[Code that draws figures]
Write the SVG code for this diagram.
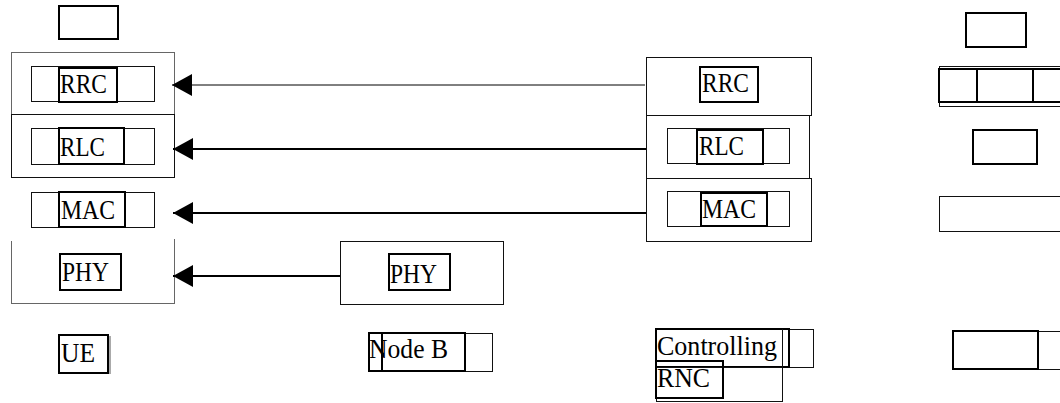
<svg xmlns="http://www.w3.org/2000/svg" width="1060" height="403" viewBox="0 0 1060 403">
<style>
.thin{fill:none;stroke:#111;stroke-width:1;shape-rendering:crispEdges}
.gray{fill:none;stroke:#666;stroke-width:1;shape-rendering:crispEdges}
.thick{fill:none;stroke:#000;stroke-width:2}
.lbl{font-family:"Liberation Serif","Times New Roman",serif;font-size:28px;fill:#000}
.conn{stroke:#000;fill:none}
</style>
<defs>
<marker id="ah" markerUnits="userSpaceOnUse" markerWidth="21" markerHeight="23" refX="20" refY="11" orient="auto">
<path d="M0,0 L20,11 L0,22 z" fill="#000"/>
</marker>
</defs>
<rect width="1060" height="403" fill="#fff"/>

<g id="ue-top"><rect class="thick" x="59" y="6" width="59" height="33"/></g>

<g id="ue-rrc">
<rect class="gray" x="11" y="52" width="163" height="62"/>
<rect class="thin" x="31" y="66" width="123" height="35"/>
<rect class="thick" x="59" y="68" width="58" height="34"/>
<text class="lbl" x="60" y="93" textLength="47" lengthAdjust="spacingAndGlyphs">RRC</text>
</g>
<g id="ue-rlc">
<rect class="thin" x="11" y="114" width="163" height="63"/>
<rect class="thin" x="31" y="128" width="123" height="36"/>
<rect class="thick" x="59" y="128" width="65" height="36"/>
<text class="lbl" x="60" y="156" textLength="45" lengthAdjust="spacingAndGlyphs">RLC</text>
</g>
<g id="ue-mac">
<rect class="thin" x="31" y="192" width="123" height="35"/>
<rect class="thick" x="59" y="192" width="66" height="35"/>
<text class="lbl" x="61" y="219" textLength="54" lengthAdjust="spacingAndGlyphs">MAC</text>
</g>
<g id="ue-phy">
<path class="gray" d="M11,241 V303 H174 V239"/>
<rect class="thick" x="60" y="254" width="61" height="36"/>
<text class="lbl" x="62" y="281" textLength="47" lengthAdjust="spacingAndGlyphs">PHY</text>
</g>
<g id="ue-label">
<rect x="61" y="336" width="50" height="38" fill="#aaa"/>
<rect x="59" y="335" width="49" height="38" fill="#fff" stroke="#000" stroke-width="2"/>
<text class="lbl" x="61" y="362" textLength="34" lengthAdjust="spacingAndGlyphs">UE</text>
</g>

<g id="nodeb-phy">
<rect class="thin" x="340" y="241" width="163" height="63"/>
<rect class="thick" x="389" y="254" width="61" height="36"/>
<text class="lbl" x="390" y="283" textLength="47" lengthAdjust="spacingAndGlyphs">PHY</text>
</g>
<g id="nodeb-label">
<rect class="thin" x="369" y="333" width="123" height="38"/>
<rect class="thick" x="369" y="333" width="96" height="38"/>
<line class="thick" x1="382" y1="333" x2="382" y2="371"/>
<text class="lbl" x="369" y="358" textLength="79" lengthAdjust="spacingAndGlyphs">Node B</text>
</g>

<g id="rnc-rrc">
<rect class="thin" x="646" y="57" width="165" height="58"/>
<rect class="thick" x="700" y="67" width="58" height="35"/>
<text class="lbl" x="702" y="92" textLength="47" lengthAdjust="spacingAndGlyphs">RRC</text>
</g>
<g id="rnc-rlc">
<rect class="thin" x="646" y="115" width="163" height="63"/>
<rect class="thin" x="667" y="128" width="122" height="35"/>
<rect class="thick" x="697" y="130" width="66" height="34"/>
<text class="lbl" x="699" y="155" textLength="45" lengthAdjust="spacingAndGlyphs">RLC</text>
</g>
<g id="rnc-mac">
<rect class="thin" x="646" y="178" width="165" height="63"/>
<rect class="thin" x="667" y="191" width="122" height="35"/>
<rect class="thick" x="701" y="193" width="66" height="33"/>
<text class="lbl" x="702" y="218" textLength="54" lengthAdjust="spacingAndGlyphs">MAC</text>
</g>
<g id="rnc-label">
<rect class="thin" x="656" y="329" width="157" height="38"/>
<rect class="thick" x="656" y="329" width="133" height="38"/>
<line class="thin" x1="782" y1="329" x2="782" y2="367"/>
<rect class="thin" x="656" y="367" width="126" height="34"/>
<rect class="thick" x="656" y="361" width="67" height="37"/>
<text class="lbl" x="657" y="355" textLength="120" lengthAdjust="spacingAndGlyphs">Controlling</text>
<text class="lbl" x="657" y="387" textLength="53" lengthAdjust="spacingAndGlyphs">RNC</text>
</g>

<g id="col4-top"><rect class="thick" x="966" y="13" width="60" height="34"/></g>
<g id="col4-row2">
<rect class="thin" x="939" y="66" width="130" height="40"/>
<rect class="thick" x="939" y="69" width="130" height="33"/>
<rect class="thick" x="977" y="69" width="56" height="33"/>
</g>
<g id="col4-row3"><rect class="thick" x="973" y="130" width="64" height="34" stroke-width="1.5"/></g>
<g id="col4-row4"><rect class="thin" x="939" y="196" width="130" height="35"/></g>
<g id="col4-label">
<rect class="thin" x="953" y="331" width="115" height="38"/>
<rect class="thick" x="953" y="331" width="85" height="38"/>
</g>

<g id="connectors">
<line class="conn" stroke-width="1" x1="645" y1="85" x2="172" y2="85" marker-end="url(#ah)"/>
<line class="conn" stroke-width="2" x1="646" y1="149" x2="173" y2="149" marker-end="url(#ah)"/>
<line class="conn" stroke-width="2" x1="646" y1="213" x2="173" y2="213" marker-end="url(#ah)"/>
<line class="conn" stroke-width="2" x1="340" y1="276" x2="173" y2="276" marker-end="url(#ah)"/>
</g>
</svg>
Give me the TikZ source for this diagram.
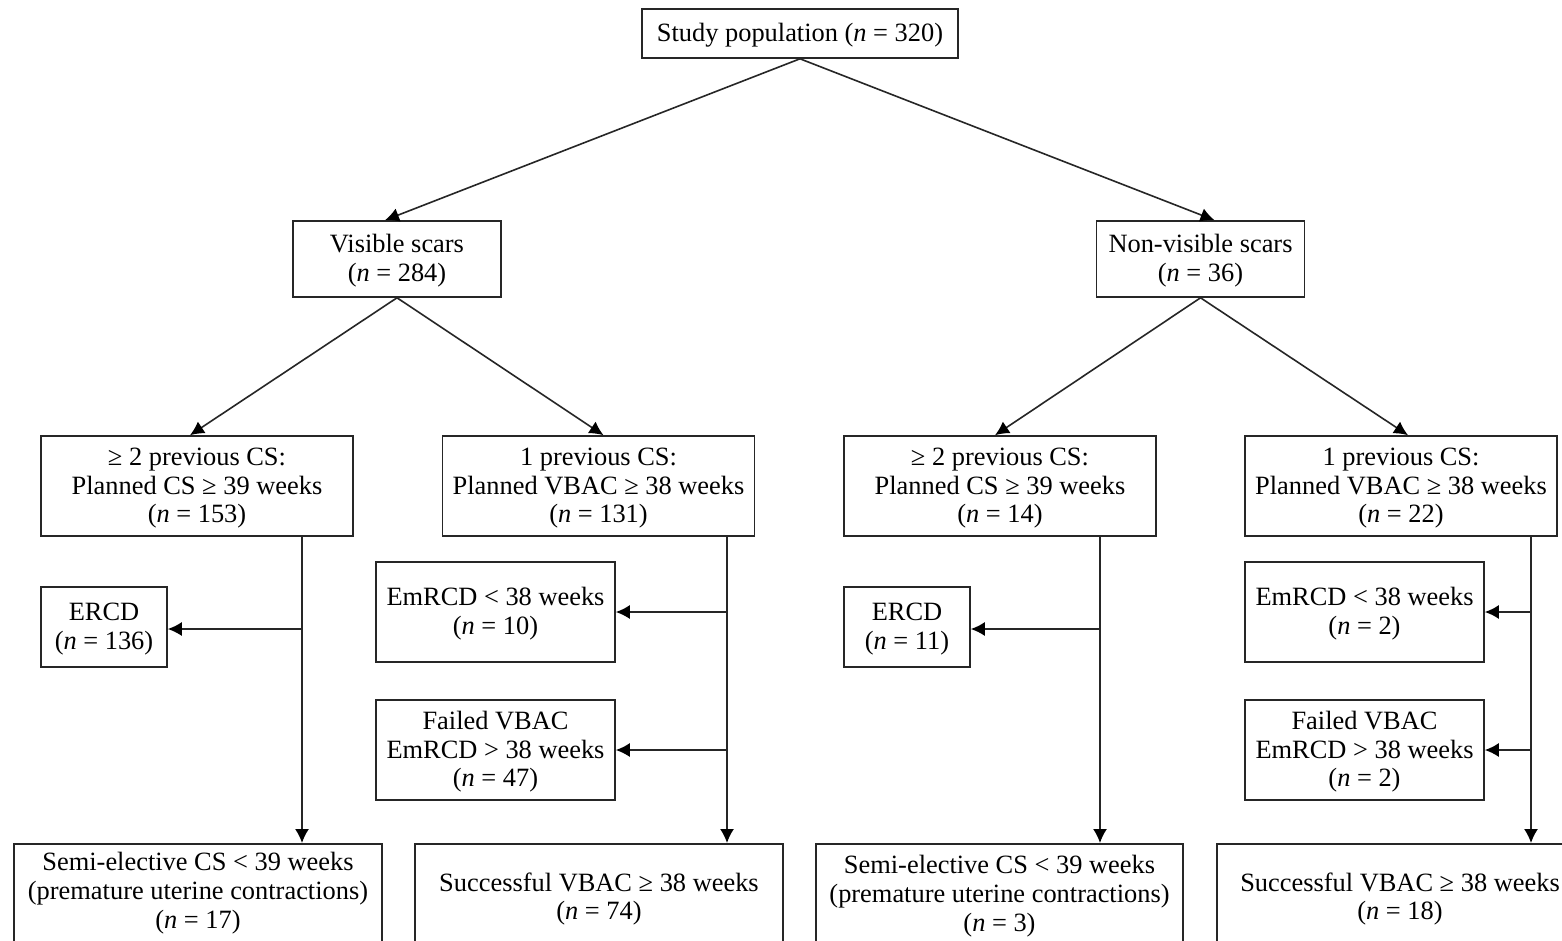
\documentclass[tikz,border=0pt]{standalone}
\usepackage{fontspec}
\setmainfont{Liberation Serif}
\usetikzlibrary{arrows.meta}
\newcommand{\nn}{\textit{n}}
\newcommand{\st}{\rule{0pt}{10.9pt}}
\tikzset{
  box/.style={draw=black!85, line width=0.8pt, align=center, inner sep=1pt,
    font=\fontsize{13.2pt}{14.4pt}\selectfont},
  txt/.style={align=center, inner sep=0pt, font=\fontsize{13.2pt}{14.4pt}\selectfont},
  frame/.style={draw=black!85, line width=0.8pt, anchor=north, minimum height=100pt},
  arr/.style={draw=black!85, line width=0.8pt, -{Latex[length=7pt,width=7pt,black]}},
  ln/.style={draw=black!85, line width=0.8pt}
}
\begin{document}
\begin{tikzpicture}[x=0.5pt,y=-0.5pt]
\useasboundingbox (0,0) rectangle (1562,941);
\begin{scope}
\clip (0,0) rectangle (1562,941);
\fill[white] (0,0) rectangle (1562,941);
% nodes
\node[box, minimum width=158pt, minimum height=24.5pt] (top) at (800,33.5) {\st Study population (\nn{} = 320)};
\node[box, minimum width=104pt, minimum height=38pt] (vis) at (397,259) {\st Visible scars\\(\nn{} = 284)};
\node[box, minimum width=104pt, minimum height=38pt] (nvis) at (1200.5,259) {\st Non-visible scars\\(\nn{} = 36)};

\node[box, minimum width=156pt, minimum height=50pt] (A) at (197,486) {\st ≥ 2 previous CS:\\Planned CS ≥ 39 weeks\\(\nn{} = 153)};
\node[box, minimum width=156pt, minimum height=50pt] (B) at (598.5,486) {\st 1 previous CS:\\Planned VBAC ≥ 38 weeks\\(\nn{} = 131)};
\node[box, minimum width=156pt, minimum height=50pt] (C) at (1000,486) {\st ≥ 2 previous CS:\\Planned CS ≥ 39 weeks\\(\nn{} = 14)};
\node[box, minimum width=156pt, minimum height=50pt] (D) at (1401,486) {\st 1 previous CS:\\Planned VBAC ≥ 38 weeks\\(\nn{} = 22)};

\node[box, minimum width=63pt, minimum height=40pt] (ercdA) at (104,627) {\st ERCD\\(\nn{} = 136)};
\node[box, minimum width=119.5pt, minimum height=50pt] (emB) at (495.5,612) {\st EmRCD < 38 weeks\\(\nn{} = 10)};
\node[box, minimum width=119.5pt, minimum height=50pt] (failB) at (495.5,750) {\st Failed VBAC\\EmRCD > 38 weeks\\(\nn{} = 47)};
\node[box, minimum width=63pt, minimum height=40pt] (ercdC) at (907,627) {\st ERCD\\(\nn{} = 11)};
\node[box, minimum width=119.5pt, minimum height=50pt] (emD) at (1364.5,612) {\st EmRCD < 38 weeks\\(\nn{} = 2)};
\node[box, minimum width=119.5pt, minimum height=50pt] (failD) at (1364.5,750) {\st Failed VBAC\\EmRCD > 38 weeks\\(\nn{} = 2)};

\node[frame, minimum width=184pt] (fA) at (198,843) {};
\node[frame, minimum width=184pt] (fB) at (599,843) {};
\node[frame, minimum width=183.5pt] (fC) at (999.5,843) {};
\node[frame, minimum width=184pt] (fD) at (1401,843) {};
\node[txt] (tA) at (198,893) {Semi-elective CS < 39 weeks\\(premature uterine contractions)\\(\nn{} = 17)};
\node[txt] (tB) at (599,899) {Successful VBAC ≥ 38 weeks\\(\nn{} = 74)};
\node[txt] (tC) at (999.5,896) {Semi-elective CS < 39 weeks\\(premature uterine contractions)\\(\nn{} = 3)};
\node[txt] (tD) at (1400,899) {Successful VBAC ≥ 38 weeks\\(\nn{} = 18)};

% tree arrows
\draw[arr] (top.south) -- ([xshift=-6pt]vis.north);
\draw[arr] (top.south) -- ([xshift=7pt]nvis.north);
\draw[arr] (vis.south) -- ([xshift=-3.5pt]A.north);
\draw[arr] (vis.south) -- ([xshift=2.5pt]B.north);
\draw[arr] (nvis.south) -- ([xshift=-2.5pt]C.north);
\draw[arr] (nvis.south) -- ([xshift=3.5pt]D.north);

% vertical spines
\coordinate (cA) at ([xshift=52.5pt]A.south);
\coordinate (cB) at ([xshift=64.25pt]B.south);
\coordinate (cC) at ([xshift=50pt]C.south);
\coordinate (cD) at ([xshift=65pt]D.south);
\draw[arr] (cA) -- (cA |- fA.north);
\draw[arr] (cB) -- (cB |- fB.north);
\draw[arr] (cC) -- (cC |- fC.north);
\draw[arr] (cD) -- (cD |- fD.north);

% branches
\draw[arr] ([yshift=-1pt]cA |- ercdA.east) -- ([yshift=-1pt]ercdA.east);
\draw[arr] (cB |- emB.east) -- (emB.east);
\draw[arr] (cB |- failB.east) -- (failB.east);
\draw[arr] ([yshift=-1pt]cC |- ercdC.east) -- ([yshift=-1pt]ercdC.east);
\draw[arr] (cD |- emD.east) -- (emD.east);
\draw[arr] (cD |- failD.east) -- (failD.east);
\end{scope}
\end{tikzpicture}
\end{document}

● **Exercise objective**: Leave the pictures out, then copy word for word only the lines from the one containing "Give me the TikZ source for this diagram." through the one containing "minimum height=38pt] (nvis)", both included.

● **Correct output**:
Give me the TikZ source for this diagram.
\documentclass[tikz,border=0pt]{standalone}
\usepackage{fontspec}
\setmainfont{Liberation Serif}
\usetikzlibrary{arrows.meta}
\newcommand{\nn}{\textit{n}}
\newcommand{\st}{\rule{0pt}{10.9pt}}
\tikzset{
  box/.style={draw=black!85, line width=0.8pt, align=center, inner sep=1pt,
    font=\fontsize{13.2pt}{14.4pt}\selectfont},
  txt/.style={align=center, inner sep=0pt, font=\fontsize{13.2pt}{14.4pt}\selectfont},
  frame/.style={draw=black!85, line width=0.8pt, anchor=north, minimum height=100pt},
  arr/.style={draw=black!85, line width=0.8pt, -{Latex[length=7pt,width=7pt,black]}},
  ln/.style={draw=black!85, line width=0.8pt}
}
\begin{document}
\begin{tikzpicture}[x=0.5pt,y=-0.5pt]
\useasboundingbox (0,0) rectangle (1562,941);
\begin{scope}
\clip (0,0) rectangle (1562,941);
\fill[white] (0,0) rectangle (1562,941);
% nodes
\node[box, minimum width=158pt, minimum height=24.5pt] (top) at (800,33.5) {\st Study population (\nn{} = 320)};
\node[box, minimum width=104pt, minimum height=38pt] (vis) at (397,259) {\st Visible scars\\(\nn{} = 284)};
\node[box, minimum width=104pt, minimum height=38pt] (nvis) at (1200.5,259) {\st Non-visible scars\\(\nn{} = 36)};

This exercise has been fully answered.